_Problem to solve_
Copy each line exactly. Drop every picture.

◆ ◆ ◆

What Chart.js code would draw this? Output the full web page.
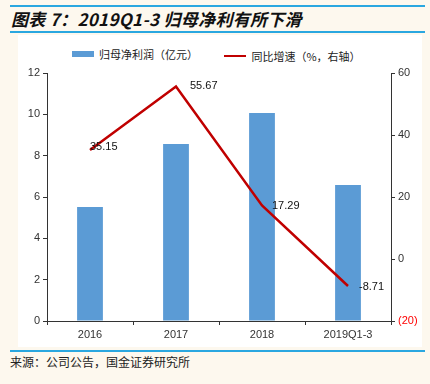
<!DOCTYPE html>
<html>
<head>
<meta charset="utf-8">
<script src="https://cdn.jsdelivr.net/npm/chart.js@4.4.1/dist/chart.umd.min.js"></script>
<style>
  html,body{margin:0;padding:0;}
  body{width:430px;height:384px;background:#FDF8EE;position:relative;overflow:hidden;font-family:"Noto Sans CJK SC",sans-serif;}
  .rule{position:absolute;left:10px;width:415px;height:2px;background:#2AA7E0;}
  #title{position:absolute;left:11px;top:6px;font-size:17px;font-weight:bold;font-style:italic;color:#111;white-space:nowrap;letter-spacing:0.3px;}
  #panel{position:absolute;left:18px;top:35px;width:404px;height:312px;background:#fff;}
  #src{position:absolute;left:10px;top:353px;font-size:12px;color:#222;white-space:nowrap;}
  #legend{position:absolute;top:44px;left:72px;font-size:11px;color:#222;white-space:nowrap;}
  #legend span.it{display:inline-flex;align-items:center;margin-right:24px;}
  #legend i{display:inline-block;width:22px;margin-right:5px;}
  canvas{position:absolute;left:18px;top:35px;}
</style>
</head>
<body>
<div class="rule" style="top:5px"></div>
<div id="title">图表 7：2019Q1-3 归母净利有所下滑</div>
<div class="rule" style="top:31px"></div>
<div id="panel"></div>
<div id="legend">
  <span class="it"><i style="height:6px;background:#5B9BD5"></i>归母净利润（亿元）</span>
  <span class="it"><i style="height:2px;background:#C00000"></i>同比增速（%，右轴）</span>
</div>
<canvas id="c" width="404" height="312"></canvas>
<div class="rule" style="top:350px"></div>
<div id="src">来源：公司公告，国金证券研究所</div>
<script>
const categories = ["2016","2017","2018","2019Q1-3"];
const netProfit = [5.52, 8.56, 10.06, 6.58];
const growth = [35.15, 55.67, 17.29, -8.71];
const growthLabels = ["35.15","55.67","17.29","-8.71"];
const labelShift = [[0,-3],[14,0],[10,1],[11,1]];

const C = { bar:"#5B9BD5", line:"#C00000", ink:"#333" };

const valueLabels = {
  id:"valueLabels",
  afterDatasetsDraw(chart){
    const meta = chart.getDatasetMeta(1);
    const ctx = chart.ctx;
    ctx.save();
    ctx.font = "11px 'Liberation Sans', Arial, sans-serif";
    ctx.fillStyle = "#111";
    ctx.textAlign = "left";
    ctx.textBaseline = "middle";
    meta.data.forEach((p,i)=>{
      ctx.fillText(growthLabels[i], p.x + labelShift[i][0], p.y + labelShift[i][1]);
    });
    ctx.restore();
  }
};

const tickFont = { family:"'Liberation Sans', Arial, sans-serif", size:11 };

new Chart(document.getElementById("c"), {
  type:"bar",
  data:{
    labels:categories,
    datasets:[
      { type:"bar", label:"归母净利润（亿元）", data:netProfit, backgroundColor:C.bar, yAxisID:"y",
        categoryPercentage:1, barPercentage:0.3, order:1 },
      { type:"line", label:"同比增速（%，右轴）", data:growth, borderColor:C.line, borderWidth:2.5,
        pointRadius:0, tension:0, yAxisID:"y1", order:0 }
    ]
  },
  plugins:[valueLabels],
  options:{
    responsive:false, animation:false,
    layout:{ padding:{ top:38, left:0, right:0, bottom:0 } },
    plugins:{ legend:{ display:false }, tooltip:{ enabled:false } },
    scales:{
      x:{
        offset:true,
        grid:{ offset:true, drawOnChartArea:false, drawTicks:true, tickLength:4, color:"#333" },
        border:{ color:"#333", width:1 },
        ticks:{ font:tickFont, color:C.ink, padding:3, maxRotation:0 },
        afterFit(s){ s.height = 26; }
      },
      y:{
        position:"left", min:0, max:12,
        ticks:{ stepSize:2, font:tickFont, color:C.ink, padding:3 },
        grid:{ drawOnChartArea:false, drawTicks:true, tickLength:4, color:"#333" },
        border:{ color:"#333", width:1 },
        afterFit(s){ s.width = 29; }
      },
      y1:{
        position:"right", min:-20, max:60,
        ticks:{ stepSize:20, font:tickFont, padding:3,
          color:(c)=> c.tick.value < 0 ? "#FF0000" : C.ink,
          callback:(v)=> v < 0 ? "(" + Math.abs(v) + ")" : v },
        grid:{ drawOnChartArea:false, drawTicks:true, tickLength:4, color:"#333" },
        border:{ color:"#333", width:1 },
        afterFit(s){ s.width = 31; }
      }
    }
  }
});
</script>
</body>
</html>
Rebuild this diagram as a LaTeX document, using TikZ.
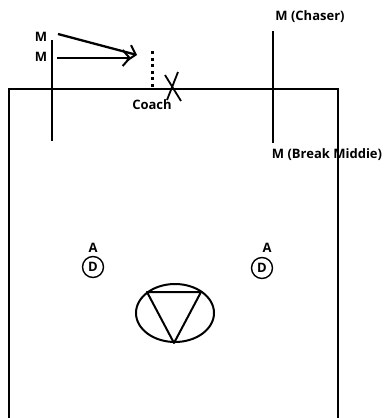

◆ ◆ ◆

_Answer to the problem_
What Chart.js code would draw this? Output the full web page.
<!DOCTYPE html>
<html>
<head>
<meta charset="utf-8">
<script src="https://cdn.jsdelivr.net/npm/chart.js@4.4.1/dist/chart.umd.min.js"></script>
<style>
  html,body{margin:0;padding:0;}
  body{width:430px;height:384px;background:#FDF8EE;position:relative;overflow:hidden;font-family:"Noto Sans CJK SC",sans-serif;}
  .rule{position:absolute;left:10px;width:415px;height:2px;background:#2AA7E0;}
  #title{position:absolute;left:11px;top:6px;font-size:17px;font-weight:bold;font-style:italic;color:#111;white-space:nowrap;letter-spacing:0.3px;}
  #panel{position:absolute;left:18px;top:35px;width:404px;height:312px;background:#fff;}
  #src{position:absolute;left:10px;top:353px;font-size:12px;color:#222;white-space:nowrap;}
  #legend{position:absolute;top:44px;left:72px;font-size:11px;color:#222;white-space:nowrap;}
  #legend span.it{display:inline-flex;align-items:center;margin-right:24px;}
  #legend i{display:inline-block;width:22px;margin-right:5px;}
  canvas{position:absolute;left:18px;top:35px;}
</style>
</head>
<body>
<div class="rule" style="top:5px"></div>
<div id="title">图表 7：2019Q1-3 归母净利有所下滑</div>
<div class="rule" style="top:31px"></div>
<div id="panel"></div>
<div id="legend">
  <span class="it"><i style="height:6px;background:#5B9BD5"></i>归母净利润（亿元）</span>
  <span class="it"><i style="height:2px;background:#C00000"></i>同比增速（%，右轴）</span>
</div>
<canvas id="c" width="404" height="312"></canvas>
<div class="rule" style="top:350px"></div>
<div id="src">来源：公司公告，国金证券研究所</div>
<script>
const categories = ["2016","2017","2018","2019Q1-3"];
const netProfit = [5.52, 8.56, 10.06, 6.58];
const growth = [35.15, 55.67, 17.29, -8.71];
const growthLabels = ["35.15","55.67","17.29","-8.71"];
const labelShift = [[0,-3],[14,0],[10,1],[11,1]];

const C = { bar:"#5B9BD5", line:"#C00000", ink:"#333" };

const valueLabels = {
  id:"valueLabels",
  afterDatasetsDraw(chart){
    const meta = chart.getDatasetMeta(1);
    const ctx = chart.ctx;
    ctx.save();
    ctx.font = "11px 'Liberation Sans', Arial, sans-serif";
    ctx.fillStyle = "#111";
    ctx.textAlign = "left";
    ctx.textBaseline = "middle";
    meta.data.forEach((p,i)=>{
      ctx.fillText(growthLabels[i], p.x + labelShift[i][0], p.y + labelShift[i][1]);
    });
    ctx.restore();
  }
};

const tickFont = { family:"'Liberation Sans', Arial, sans-serif", size:11 };

new Chart(document.getElementById("c"), {
  type:"bar",
  data:{
    labels:categories,
    datasets:[
      { type:"bar", label:"归母净利润（亿元）", data:netProfit, backgroundColor:C.bar, yAxisID:"y",
        categoryPercentage:1, barPercentage:0.3, order:1 },
      { type:"line", label:"同比增速（%，右轴）", data:growth, borderColor:C.line, borderWidth:2.5,
        pointRadius:0, tension:0, yAxisID:"y1", order:0 }
    ]
  },
  plugins:[valueLabels],
  options:{
    responsive:false, animation:false,
    layout:{ padding:{ top:38, left:0, right:0, bottom:0 } },
    plugins:{ legend:{ display:false }, tooltip:{ enabled:false } },
    scales:{
      x:{
        offset:true,
        grid:{ offset:true, drawOnChartArea:false, drawTicks:true, tickLength:4, color:"#333" },
        border:{ color:"#333", width:1 },
        ticks:{ font:tickFont, color:C.ink, padding:3, maxRotation:0 },
        afterFit(s){ s.height = 26; }
      },
      y:{
        position:"left", min:0, max:12,
        ticks:{ stepSize:2, font:tickFont, color:C.ink, padding:3 },
        grid:{ drawOnChartArea:false, drawTicks:true, tickLength:4, color:"#333" },
        border:{ color:"#333", width:1 },
        afterFit(s){ s.width = 29; }
      },
      y1:{
        position:"right", min:-20, max:60,
        ticks:{ stepSize:20, font:tickFont, padding:3,
          color:(c)=> c.tick.value < 0 ? "#FF0000" : C.ink,
          callback:(v)=> v < 0 ? "(" + Math.abs(v) + ")" : v },
        grid:{ drawOnChartArea:false, drawTicks:true, tickLength:4, color:"#333" },
        border:{ color:"#333", width:1 },
        afterFit(s){ s.width = 31; }
      }
    }
  }
});
</script>
</body>
</html>
Rebuild this diagram as a LaTeX document, using TikZ.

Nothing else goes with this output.